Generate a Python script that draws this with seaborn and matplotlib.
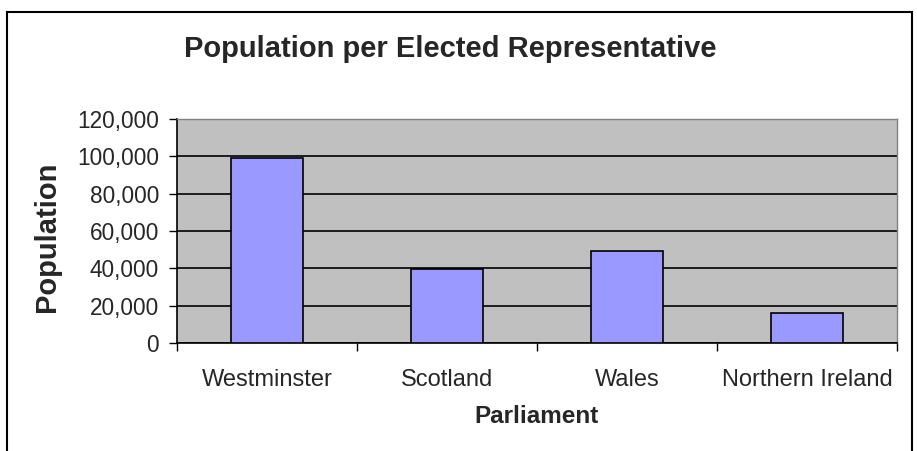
import matplotlib
matplotlib.use("Agg")
import matplotlib.pyplot as plt
import seaborn as sns
import pandas as pd
import numpy as np
from matplotlib.ticker import FuncFormatter, FixedLocator
from matplotlib.patches import Rectangle

categories = ["Westminster", "Scotland", "Wales", "Northern Ireland"]
population = [99000, 39700, 49500, 16000]
y_ticks = [0, 20000, 40000, 60000, 80000, 100000, 120000]

title = "Population per Elected Representative"
x_label = "Parliament"
y_label = "Population"

sns.set_style("white")
plt.rcParams["font.family"] = ["Liberation Sans", "DejaVu Sans"]

W, H = 917, 451
fig = plt.figure(figsize=(W / 100, H / 100), dpi=100)
ax = fig.add_axes([177 / W, 1 - 343 / H, (897 - 177) / W, (343 - 119) / H])

df = pd.DataFrame({"cat": categories, "pop": population})
sns.barplot(data=df, x="cat", y="pop", ax=ax, width=0.4, color="#9999FF",
            edgecolor="black", linewidth=1.2, saturation=1, zorder=3)

ax.set_facecolor("#C0C0C0")
ax.set_ylim(0, 120000)
ax.set_xlim(-0.5, len(categories) - 0.5)
ax.set_yticks(y_ticks)
ax.yaxis.set_major_formatter(FuncFormatter(lambda v, p: f"{int(v):,}"))
ax.grid(axis="y", color="black", linewidth=1.2, zorder=1)
ax.set_axisbelow(True)

ax.tick_params(axis="y", which="major", length=6, width=1, color="black",
               labelsize=16.3, pad=7, direction="out", left=True)
ax.tick_params(axis="x", which="major", length=0, labelsize=17, pad=19)
ax.xaxis.set_minor_locator(FixedLocator(np.arange(-0.5, len(categories), 1.0)))
ax.tick_params(axis="x", which="minor", length=6, width=1, color="black",
               direction="out", bottom=True)

for s in ["left", "bottom"]:
    ax.spines[s].set_color("black")
    ax.spines[s].set_linewidth(1.2)
for s in ["top", "right"]:
    ax.spines[s].set_color("#808080")
    ax.spines[s].set_linewidth(1.0)

ax.set_xlabel(x_label, fontsize=17.5, fontweight="bold")
ax.xaxis.label.set_va("baseline")
ax.xaxis.set_label_coords(0.5, (343 - 423) / 224)
ax.set_ylabel(y_label, fontsize=21, fontweight="bold")
ax.yaxis.label.set_va("center")
ax.yaxis.label.set_ha("center")
ax.yaxis.set_label_coords((47 - 177) / 720, (343 - 237) / 224)

fig.text(450 / W, 1 - 57 / H, title, fontsize=21, fontweight="bold",
         ha="center", va="baseline")

# chart frame
frame = Rectangle((7 / W, -0.05), (912 - 7) / W, 1 - 12 / H + 0.05,
                  transform=fig.transFigure, fill=False, edgecolor="black",
                  linewidth=1.5, clip_on=False)
fig.patches.append(frame)

fig.savefig("out.png", dpi=100, facecolor="white")
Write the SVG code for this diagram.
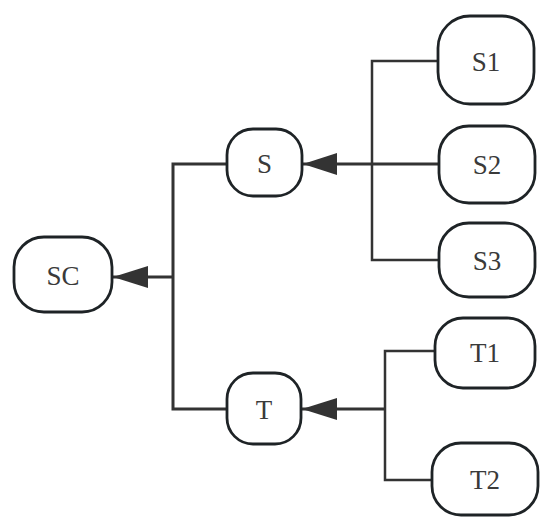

++++++

** Brief **
All records above are to be printed exactly, minus the pictures they contain.

** Written response **
Generate a Python script that draws this with seaborn and matplotlib.
import matplotlib
matplotlib.use("Agg")
import matplotlib.pyplot as plt
import seaborn as sns
import pandas as pd
import numpy as np
from matplotlib.ticker import FuncFormatter, FixedLocator
from matplotlib.patches import Rectangle

categories = ["Westminster", "Scotland", "Wales", "Northern Ireland"]
population = [99000, 39700, 49500, 16000]
y_ticks = [0, 20000, 40000, 60000, 80000, 100000, 120000]

title = "Population per Elected Representative"
x_label = "Parliament"
y_label = "Population"

sns.set_style("white")
plt.rcParams["font.family"] = ["Liberation Sans", "DejaVu Sans"]

W, H = 917, 451
fig = plt.figure(figsize=(W / 100, H / 100), dpi=100)
ax = fig.add_axes([177 / W, 1 - 343 / H, (897 - 177) / W, (343 - 119) / H])

df = pd.DataFrame({"cat": categories, "pop": population})
sns.barplot(data=df, x="cat", y="pop", ax=ax, width=0.4, color="#9999FF",
            edgecolor="black", linewidth=1.2, saturation=1, zorder=3)

ax.set_facecolor("#C0C0C0")
ax.set_ylim(0, 120000)
ax.set_xlim(-0.5, len(categories) - 0.5)
ax.set_yticks(y_ticks)
ax.yaxis.set_major_formatter(FuncFormatter(lambda v, p: f"{int(v):,}"))
ax.grid(axis="y", color="black", linewidth=1.2, zorder=1)
ax.set_axisbelow(True)

ax.tick_params(axis="y", which="major", length=6, width=1, color="black",
               labelsize=16.3, pad=7, direction="out", left=True)
ax.tick_params(axis="x", which="major", length=0, labelsize=17, pad=19)
ax.xaxis.set_minor_locator(FixedLocator(np.arange(-0.5, len(categories), 1.0)))
ax.tick_params(axis="x", which="minor", length=6, width=1, color="black",
               direction="out", bottom=True)

for s in ["left", "bottom"]:
    ax.spines[s].set_color("black")
    ax.spines[s].set_linewidth(1.2)
for s in ["top", "right"]:
    ax.spines[s].set_color("#808080")
    ax.spines[s].set_linewidth(1.0)

ax.set_xlabel(x_label, fontsize=17.5, fontweight="bold")
ax.xaxis.label.set_va("baseline")
ax.xaxis.set_label_coords(0.5, (343 - 423) / 224)
ax.set_ylabel(y_label, fontsize=21, fontweight="bold")
ax.yaxis.label.set_va("center")
ax.yaxis.label.set_ha("center")
ax.yaxis.set_label_coords((47 - 177) / 720, (343 - 237) / 224)

fig.text(450 / W, 1 - 57 / H, title, fontsize=21, fontweight="bold",
         ha="center", va="baseline")

# chart frame
frame = Rectangle((7 / W, -0.05), (912 - 7) / W, 1 - 12 / H + 0.05,
                  transform=fig.transFigure, fill=False, edgecolor="black",
                  linewidth=1.5, clip_on=False)
fig.patches.append(frame)

fig.savefig("out.png", dpi=100, facecolor="white")
Write the SVG code for this diagram.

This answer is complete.